As criações imateriais, como o conhecimento, não têm, de forma intrínseca, a escassez necessária para transformá-las em bem econômico. Assim, a propriedade intelectual reveste de economicidade a atividade racional, mediante uma escassez artificial. A transformação dessa regra de aplicação ilimitada num bem econômico se dá pela atribuição de uma exclusividade de direito.40Assim, as patentes de invenção são mecanismos legais que constroem e sustentam a escassez e que, por sua vez, transformam a fluidez do conhecimento em bem apropriado e artificial-mente retirado do domínio público.
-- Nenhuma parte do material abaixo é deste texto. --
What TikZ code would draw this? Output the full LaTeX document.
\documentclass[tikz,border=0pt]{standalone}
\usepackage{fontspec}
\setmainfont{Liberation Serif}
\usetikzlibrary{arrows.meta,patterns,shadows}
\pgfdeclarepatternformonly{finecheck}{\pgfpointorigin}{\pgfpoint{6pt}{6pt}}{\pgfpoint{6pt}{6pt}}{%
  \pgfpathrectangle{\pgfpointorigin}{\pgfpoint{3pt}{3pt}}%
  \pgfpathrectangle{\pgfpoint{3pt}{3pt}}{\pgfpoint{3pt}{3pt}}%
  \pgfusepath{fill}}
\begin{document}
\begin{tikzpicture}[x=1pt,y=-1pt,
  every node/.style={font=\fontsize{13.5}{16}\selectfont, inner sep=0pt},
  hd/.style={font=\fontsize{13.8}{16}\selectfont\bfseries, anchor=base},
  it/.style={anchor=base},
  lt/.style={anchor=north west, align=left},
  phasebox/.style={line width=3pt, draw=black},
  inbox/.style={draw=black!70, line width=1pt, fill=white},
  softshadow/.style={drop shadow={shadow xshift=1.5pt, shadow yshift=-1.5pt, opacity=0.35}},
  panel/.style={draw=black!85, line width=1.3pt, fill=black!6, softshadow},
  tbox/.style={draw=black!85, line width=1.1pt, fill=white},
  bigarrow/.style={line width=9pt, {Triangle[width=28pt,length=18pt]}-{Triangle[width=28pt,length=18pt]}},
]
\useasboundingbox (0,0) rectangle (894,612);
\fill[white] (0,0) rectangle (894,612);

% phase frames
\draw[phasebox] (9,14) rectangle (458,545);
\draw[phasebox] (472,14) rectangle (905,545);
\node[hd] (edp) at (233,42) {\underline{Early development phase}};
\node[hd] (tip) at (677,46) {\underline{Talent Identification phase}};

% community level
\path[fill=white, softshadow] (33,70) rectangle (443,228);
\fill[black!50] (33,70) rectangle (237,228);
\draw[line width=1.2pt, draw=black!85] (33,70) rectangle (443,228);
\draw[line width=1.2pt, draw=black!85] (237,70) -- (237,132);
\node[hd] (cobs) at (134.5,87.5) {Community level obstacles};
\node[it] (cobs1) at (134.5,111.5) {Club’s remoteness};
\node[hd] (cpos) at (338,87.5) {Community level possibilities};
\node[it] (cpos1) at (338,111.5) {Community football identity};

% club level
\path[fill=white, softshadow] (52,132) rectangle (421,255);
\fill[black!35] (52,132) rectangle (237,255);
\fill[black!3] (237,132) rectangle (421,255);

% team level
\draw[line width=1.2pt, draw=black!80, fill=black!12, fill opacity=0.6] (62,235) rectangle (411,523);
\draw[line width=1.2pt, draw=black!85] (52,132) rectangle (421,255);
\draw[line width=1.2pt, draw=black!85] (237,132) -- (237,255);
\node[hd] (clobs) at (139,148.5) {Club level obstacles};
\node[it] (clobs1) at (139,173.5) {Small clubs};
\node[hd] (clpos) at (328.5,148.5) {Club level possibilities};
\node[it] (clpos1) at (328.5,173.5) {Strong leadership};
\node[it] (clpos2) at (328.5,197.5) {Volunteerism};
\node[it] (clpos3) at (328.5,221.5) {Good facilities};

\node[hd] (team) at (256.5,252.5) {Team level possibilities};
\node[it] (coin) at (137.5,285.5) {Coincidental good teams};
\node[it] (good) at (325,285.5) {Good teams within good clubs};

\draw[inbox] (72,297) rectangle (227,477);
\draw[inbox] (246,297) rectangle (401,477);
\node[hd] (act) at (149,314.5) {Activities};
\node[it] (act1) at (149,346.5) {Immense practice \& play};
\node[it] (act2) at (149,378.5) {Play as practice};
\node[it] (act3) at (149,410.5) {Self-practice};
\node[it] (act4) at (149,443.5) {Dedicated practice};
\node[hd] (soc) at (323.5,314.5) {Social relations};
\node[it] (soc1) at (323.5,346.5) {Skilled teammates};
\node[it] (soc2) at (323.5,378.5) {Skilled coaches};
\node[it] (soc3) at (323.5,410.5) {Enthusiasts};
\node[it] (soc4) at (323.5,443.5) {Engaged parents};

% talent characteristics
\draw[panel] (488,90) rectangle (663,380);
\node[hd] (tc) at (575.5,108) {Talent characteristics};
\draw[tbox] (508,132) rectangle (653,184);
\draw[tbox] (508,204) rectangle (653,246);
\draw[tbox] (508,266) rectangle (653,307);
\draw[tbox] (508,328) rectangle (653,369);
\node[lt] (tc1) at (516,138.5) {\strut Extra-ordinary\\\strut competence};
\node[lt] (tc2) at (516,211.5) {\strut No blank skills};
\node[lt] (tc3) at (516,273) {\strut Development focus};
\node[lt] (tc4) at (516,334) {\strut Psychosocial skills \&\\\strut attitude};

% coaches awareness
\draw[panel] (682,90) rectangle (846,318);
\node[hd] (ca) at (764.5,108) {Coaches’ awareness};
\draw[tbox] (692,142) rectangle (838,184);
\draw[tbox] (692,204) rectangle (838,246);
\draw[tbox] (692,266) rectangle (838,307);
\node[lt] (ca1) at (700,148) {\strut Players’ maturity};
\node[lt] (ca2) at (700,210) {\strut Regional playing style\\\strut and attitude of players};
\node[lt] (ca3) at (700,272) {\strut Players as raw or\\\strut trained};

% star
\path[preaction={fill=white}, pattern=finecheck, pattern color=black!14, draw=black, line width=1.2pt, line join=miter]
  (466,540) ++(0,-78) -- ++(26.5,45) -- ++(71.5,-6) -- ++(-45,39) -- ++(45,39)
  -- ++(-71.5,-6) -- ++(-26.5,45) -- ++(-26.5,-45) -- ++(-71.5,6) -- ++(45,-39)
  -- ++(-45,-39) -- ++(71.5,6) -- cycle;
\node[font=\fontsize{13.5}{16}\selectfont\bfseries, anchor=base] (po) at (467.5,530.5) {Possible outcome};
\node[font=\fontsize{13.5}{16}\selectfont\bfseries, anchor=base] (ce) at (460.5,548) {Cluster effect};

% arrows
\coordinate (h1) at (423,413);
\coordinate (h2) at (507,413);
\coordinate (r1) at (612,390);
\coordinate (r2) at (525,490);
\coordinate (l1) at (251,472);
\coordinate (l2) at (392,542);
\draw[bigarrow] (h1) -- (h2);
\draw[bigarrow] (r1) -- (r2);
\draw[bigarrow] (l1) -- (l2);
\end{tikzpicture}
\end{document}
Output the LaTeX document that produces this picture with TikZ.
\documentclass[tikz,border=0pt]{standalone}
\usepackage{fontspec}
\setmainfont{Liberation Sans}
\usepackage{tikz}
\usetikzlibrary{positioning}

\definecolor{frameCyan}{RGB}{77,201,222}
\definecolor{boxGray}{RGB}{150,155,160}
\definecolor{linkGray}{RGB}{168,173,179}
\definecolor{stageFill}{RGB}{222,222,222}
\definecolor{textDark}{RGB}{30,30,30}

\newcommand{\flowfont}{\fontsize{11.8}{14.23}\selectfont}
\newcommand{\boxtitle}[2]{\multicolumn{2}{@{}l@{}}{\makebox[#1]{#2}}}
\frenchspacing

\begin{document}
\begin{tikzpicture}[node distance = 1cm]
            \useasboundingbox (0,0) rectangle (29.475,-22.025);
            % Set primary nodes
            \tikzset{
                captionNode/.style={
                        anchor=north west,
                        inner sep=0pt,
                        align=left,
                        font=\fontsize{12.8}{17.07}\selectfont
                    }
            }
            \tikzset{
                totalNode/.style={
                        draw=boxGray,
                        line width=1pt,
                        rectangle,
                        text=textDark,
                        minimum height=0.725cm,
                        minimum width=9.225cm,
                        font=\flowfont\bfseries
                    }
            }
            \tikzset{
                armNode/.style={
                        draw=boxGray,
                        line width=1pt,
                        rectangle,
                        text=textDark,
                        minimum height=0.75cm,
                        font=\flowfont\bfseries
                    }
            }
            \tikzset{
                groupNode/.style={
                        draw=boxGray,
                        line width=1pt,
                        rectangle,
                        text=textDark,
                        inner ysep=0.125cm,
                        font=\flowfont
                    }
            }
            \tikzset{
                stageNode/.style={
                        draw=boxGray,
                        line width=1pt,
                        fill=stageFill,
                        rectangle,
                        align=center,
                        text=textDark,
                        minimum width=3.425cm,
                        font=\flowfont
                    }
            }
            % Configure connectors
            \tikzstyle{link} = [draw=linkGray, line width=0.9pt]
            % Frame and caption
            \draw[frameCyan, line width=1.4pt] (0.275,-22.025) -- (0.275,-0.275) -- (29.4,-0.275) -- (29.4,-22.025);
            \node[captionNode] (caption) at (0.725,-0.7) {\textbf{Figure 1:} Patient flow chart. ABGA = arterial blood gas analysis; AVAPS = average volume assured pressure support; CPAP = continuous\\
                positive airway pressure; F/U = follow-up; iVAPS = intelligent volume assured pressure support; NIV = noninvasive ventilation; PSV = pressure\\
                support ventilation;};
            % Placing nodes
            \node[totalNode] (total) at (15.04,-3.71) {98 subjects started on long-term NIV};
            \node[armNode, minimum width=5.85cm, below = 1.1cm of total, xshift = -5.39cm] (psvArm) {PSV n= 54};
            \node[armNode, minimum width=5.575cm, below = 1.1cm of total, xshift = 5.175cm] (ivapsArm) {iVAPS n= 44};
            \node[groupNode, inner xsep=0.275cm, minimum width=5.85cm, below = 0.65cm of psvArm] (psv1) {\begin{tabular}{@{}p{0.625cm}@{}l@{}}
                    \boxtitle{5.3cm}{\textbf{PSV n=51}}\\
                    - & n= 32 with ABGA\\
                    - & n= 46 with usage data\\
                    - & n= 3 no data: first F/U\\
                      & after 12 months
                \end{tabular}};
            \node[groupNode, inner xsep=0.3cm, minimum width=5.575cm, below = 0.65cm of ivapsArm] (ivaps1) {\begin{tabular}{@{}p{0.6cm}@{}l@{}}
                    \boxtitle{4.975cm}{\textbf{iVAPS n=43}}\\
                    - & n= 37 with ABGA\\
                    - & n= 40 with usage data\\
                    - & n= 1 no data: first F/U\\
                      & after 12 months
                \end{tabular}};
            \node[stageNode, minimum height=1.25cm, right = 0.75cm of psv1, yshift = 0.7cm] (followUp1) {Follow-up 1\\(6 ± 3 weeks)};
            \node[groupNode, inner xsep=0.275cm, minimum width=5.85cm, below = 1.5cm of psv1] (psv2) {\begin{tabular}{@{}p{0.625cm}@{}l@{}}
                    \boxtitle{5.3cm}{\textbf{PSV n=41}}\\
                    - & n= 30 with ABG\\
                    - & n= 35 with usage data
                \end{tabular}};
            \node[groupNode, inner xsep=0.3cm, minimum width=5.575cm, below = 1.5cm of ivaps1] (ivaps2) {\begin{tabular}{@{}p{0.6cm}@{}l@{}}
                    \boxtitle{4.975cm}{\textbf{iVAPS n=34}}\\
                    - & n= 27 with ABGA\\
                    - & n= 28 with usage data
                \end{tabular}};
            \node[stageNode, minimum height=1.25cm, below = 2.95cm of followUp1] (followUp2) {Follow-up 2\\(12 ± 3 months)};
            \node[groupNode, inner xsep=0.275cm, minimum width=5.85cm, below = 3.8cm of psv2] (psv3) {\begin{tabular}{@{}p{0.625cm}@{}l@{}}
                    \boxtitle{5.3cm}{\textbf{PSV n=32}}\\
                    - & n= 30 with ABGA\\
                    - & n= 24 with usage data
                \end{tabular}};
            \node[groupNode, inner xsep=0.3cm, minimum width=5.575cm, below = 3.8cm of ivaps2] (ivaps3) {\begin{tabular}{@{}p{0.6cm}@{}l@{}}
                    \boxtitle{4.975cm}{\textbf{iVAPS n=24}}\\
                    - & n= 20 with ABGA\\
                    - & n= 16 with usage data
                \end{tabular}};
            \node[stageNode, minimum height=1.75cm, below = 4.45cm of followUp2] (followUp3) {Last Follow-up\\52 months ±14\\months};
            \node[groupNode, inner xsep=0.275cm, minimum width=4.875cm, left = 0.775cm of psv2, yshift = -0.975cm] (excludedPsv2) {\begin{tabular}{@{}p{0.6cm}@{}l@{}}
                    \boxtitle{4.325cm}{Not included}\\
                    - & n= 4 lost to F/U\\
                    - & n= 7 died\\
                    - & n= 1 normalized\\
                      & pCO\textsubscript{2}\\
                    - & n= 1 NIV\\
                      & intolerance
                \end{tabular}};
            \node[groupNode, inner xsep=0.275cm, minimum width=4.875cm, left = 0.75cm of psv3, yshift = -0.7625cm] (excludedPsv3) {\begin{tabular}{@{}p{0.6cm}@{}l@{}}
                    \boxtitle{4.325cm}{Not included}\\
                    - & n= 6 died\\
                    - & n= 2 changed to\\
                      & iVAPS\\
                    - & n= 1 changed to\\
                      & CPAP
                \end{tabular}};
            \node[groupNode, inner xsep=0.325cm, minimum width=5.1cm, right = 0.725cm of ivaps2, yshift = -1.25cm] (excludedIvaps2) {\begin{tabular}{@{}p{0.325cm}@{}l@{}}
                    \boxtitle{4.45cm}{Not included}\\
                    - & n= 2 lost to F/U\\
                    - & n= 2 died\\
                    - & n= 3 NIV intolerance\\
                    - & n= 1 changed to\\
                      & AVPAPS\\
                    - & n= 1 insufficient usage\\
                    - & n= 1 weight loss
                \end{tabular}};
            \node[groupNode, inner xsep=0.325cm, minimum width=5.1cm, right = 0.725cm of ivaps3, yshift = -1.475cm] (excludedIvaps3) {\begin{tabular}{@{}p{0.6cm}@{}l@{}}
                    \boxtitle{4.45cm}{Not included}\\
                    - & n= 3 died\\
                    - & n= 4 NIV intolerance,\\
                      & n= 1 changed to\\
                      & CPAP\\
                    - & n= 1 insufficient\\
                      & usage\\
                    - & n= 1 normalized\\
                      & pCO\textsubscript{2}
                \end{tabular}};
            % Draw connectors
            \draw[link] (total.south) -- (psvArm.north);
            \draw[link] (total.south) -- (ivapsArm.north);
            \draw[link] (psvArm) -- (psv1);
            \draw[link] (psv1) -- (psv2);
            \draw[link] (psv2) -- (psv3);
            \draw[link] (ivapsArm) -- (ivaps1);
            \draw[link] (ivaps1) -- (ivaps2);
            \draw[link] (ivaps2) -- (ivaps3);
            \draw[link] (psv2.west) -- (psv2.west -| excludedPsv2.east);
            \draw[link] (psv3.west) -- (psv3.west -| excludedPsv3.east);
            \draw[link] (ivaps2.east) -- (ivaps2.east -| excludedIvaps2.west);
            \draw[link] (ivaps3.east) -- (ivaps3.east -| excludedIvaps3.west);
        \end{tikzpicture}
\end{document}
Essa retirada, em virtude de sua natureza excepcional, deve seguir regras estritas definidas nacional e internacionalmente. O que prevêem essas regras no Brasil é o que veremos neste capítulo.

A busca prévia e os densos bancos de patente

A busca prévia de patentes concedidas ou depositadas é um cuidado que todo inventor deve observar antes de iniciar os preparativos para um depósito patentário. Isso porque o Brasil adota o princípio do first-to-file41(primeiro a depositar), pelo qual, em caso de eventual conflito entre inventores diversos sobre o mesmo objeto de pedido, prevalecerá o primeiro depósito, e não a comprovação de quem inventou primeiro.

Vale ressaltar que a lei brasileira prevê uma exceção a esse princípio. O art. 7º, parágrafo único, estabelece que, havendo dois pedidos de patente com o mesmo objeto e autores diferentes, se o

40Barbosa, 2002b.

41IDS, 2005.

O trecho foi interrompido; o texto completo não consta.